Exercise description -
Restate the listing that follows word for word, without its pictures.

Provided data -
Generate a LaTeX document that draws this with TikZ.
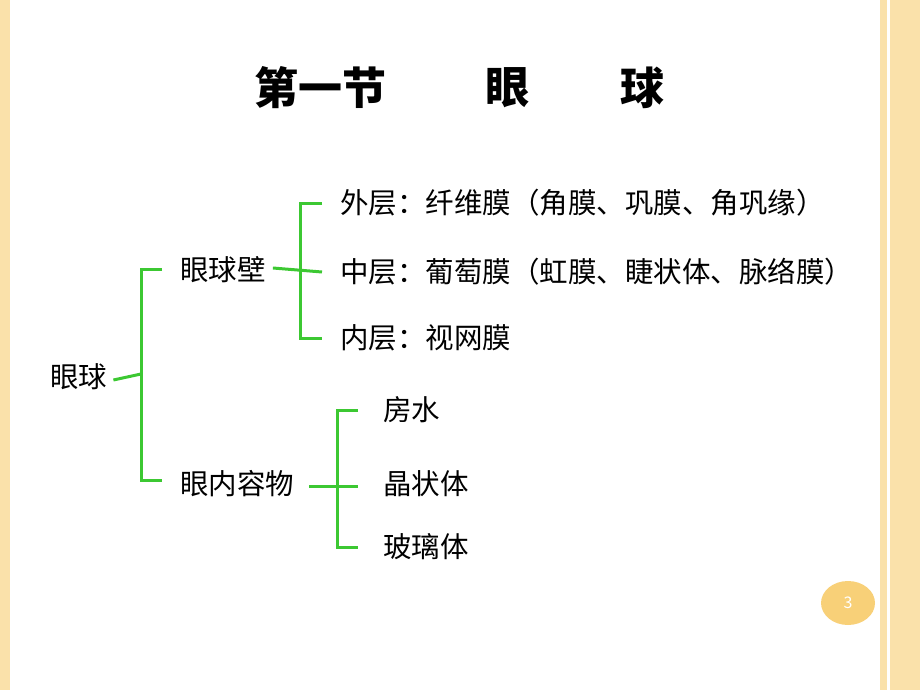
\documentclass[tikz,border=0pt]{standalone}
\usepackage{fontspec}
\setmainfont{Noto Sans CJK SC}
\definecolor{brgreen}{RGB}{60,200,50}
\definecolor{stripe}{RGB}{250,225,170}
\definecolor{badge}{RGB}{248,208,120}
\tikzset{
  lbl/.style={anchor=west,inner sep=0pt,font=\fontsize{28.5}{30}\selectfont},
  ttl/.style={font=\bfseries\fontsize{44}{48}\selectfont},
  brk/.style={brgreen,line width=3pt}
}
\begin{document}
\begin{tikzpicture}[x=1pt,y=-1pt]
\useasboundingbox (0,0) rectangle (920,690);
% border stripes
\fill[stripe] (0,0) rectangle (10,690);
\fill[stripe] (880,0) rectangle (887,690);
\fill[stripe] (890,0) rectangle (920,690);
\fill[badge] (848,603) ellipse (27 and 22);
\node[white,font=\fontsize{16}{18}\selectfont] (pg) at (848,603) {3};
% title
\node[ttl] (t1) at (320,88) {第一节};
\node[ttl] (t2) at (507,88) {眼};
\node[ttl] (t3) at (642,88) {球};
% nodes
\node[lbl] (eye) at (50,377) {眼球};
\node[lbl] (wall) at (180,270) {眼球壁};
\node[lbl] (cont) at (180,484) {眼内容物};
\node[lbl] (outer) at (340,203) {外层：纤维膜（角膜、巩膜、角巩缘）};
\node[lbl] (mid) at (340,272) {中层：葡萄膜（虹膜、睫状体、脉络膜）};
\node[lbl] (inner) at (340,338) {内层：视网膜};
\node[lbl] (aq) at (383,410) {房水};
\node[lbl] (lens) at (383,484) {晶状体};
\node[lbl] (vit) at (383,547) {玻璃体};
% brackets
\coordinate (b1) at (141,374);
\draw[brk] ([xshift=6pt,yshift=-3pt]eye.east) -- (b1);
\draw[brk] ([xshift=-18pt,yshift=1pt]wall.west) -| (b1) |- ([xshift=-18pt,yshift=4pt]cont.west);
\coordinate (b2) at (300,272);
\draw[brk] ([xshift=7pt,yshift=2pt]wall.east) -- ([xshift=-18pt]mid.west);
\draw[brk] ([xshift=-18pt]outer.west) -| (b2) |- ([xshift=-18pt]inner.west);
\coordinate (b3) at (337,482);
\draw[brk] ([xshift=15pt,yshift=-2pt]cont.east) -- ([xshift=-25pt,yshift=-2pt]lens.west);
\draw[brk] ([xshift=-25pt]aq.west) -| (b3) |- ([xshift=-25pt]vit.west);
\end{tikzpicture}
\end{document}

Solution to the problem -
Generate a LaTeX document that draws this with TikZ.
\documentclass[tikz,border=0pt]{standalone}
\usepackage{fontspec}
\setmainfont{Noto Sans CJK SC}
\definecolor{brgreen}{RGB}{60,200,50}
\definecolor{stripe}{RGB}{250,225,170}
\definecolor{badge}{RGB}{248,208,120}
\tikzset{
  lbl/.style={anchor=west,inner sep=0pt,font=\fontsize{28.5}{30}\selectfont},
  ttl/.style={font=\bfseries\fontsize{44}{48}\selectfont},
  brk/.style={brgreen,line width=3pt}
}
\begin{document}
\begin{tikzpicture}[x=1pt,y=-1pt]
\useasboundingbox (0,0) rectangle (920,690);
% border stripes
\fill[stripe] (0,0) rectangle (10,690);
\fill[stripe] (880,0) rectangle (887,690);
\fill[stripe] (890,0) rectangle (920,690);
\fill[badge] (848,603) ellipse (27 and 22);
\node[white,font=\fontsize{16}{18}\selectfont] (pg) at (848,603) {3};
% title
\node[ttl] (t1) at (320,88) {第一节};
\node[ttl] (t2) at (507,88) {眼};
\node[ttl] (t3) at (642,88) {球};
% nodes
\node[lbl] (eye) at (50,377) {眼球};
\node[lbl] (wall) at (180,270) {眼球壁};
\node[lbl] (cont) at (180,484) {眼内容物};
\node[lbl] (outer) at (340,203) {外层：纤维膜（角膜、巩膜、角巩缘）};
\node[lbl] (mid) at (340,272) {中层：葡萄膜（虹膜、睫状体、脉络膜）};
\node[lbl] (inner) at (340,338) {内层：视网膜};
\node[lbl] (aq) at (383,410) {房水};
\node[lbl] (lens) at (383,484) {晶状体};
\node[lbl] (vit) at (383,547) {玻璃体};
% brackets
\coordinate (b1) at (141,374);
\draw[brk] ([xshift=6pt,yshift=-3pt]eye.east) -- (b1);
\draw[brk] ([xshift=-18pt,yshift=1pt]wall.west) -| (b1) |- ([xshift=-18pt,yshift=4pt]cont.west);
\coordinate (b2) at (300,272);
\draw[brk] ([xshift=7pt,yshift=2pt]wall.east) -- ([xshift=-18pt]mid.west);
\draw[brk] ([xshift=-18pt]outer.west) -| (b2) |- ([xshift=-18pt]inner.west);
\coordinate (b3) at (337,482);
\draw[brk] ([xshift=15pt,yshift=-2pt]cont.east) -- ([xshift=-25pt,yshift=-2pt]lens.west);
\draw[brk] ([xshift=-25pt]aq.west) -| (b3) |- ([xshift=-25pt]vit.west);
\end{tikzpicture}
\end{document}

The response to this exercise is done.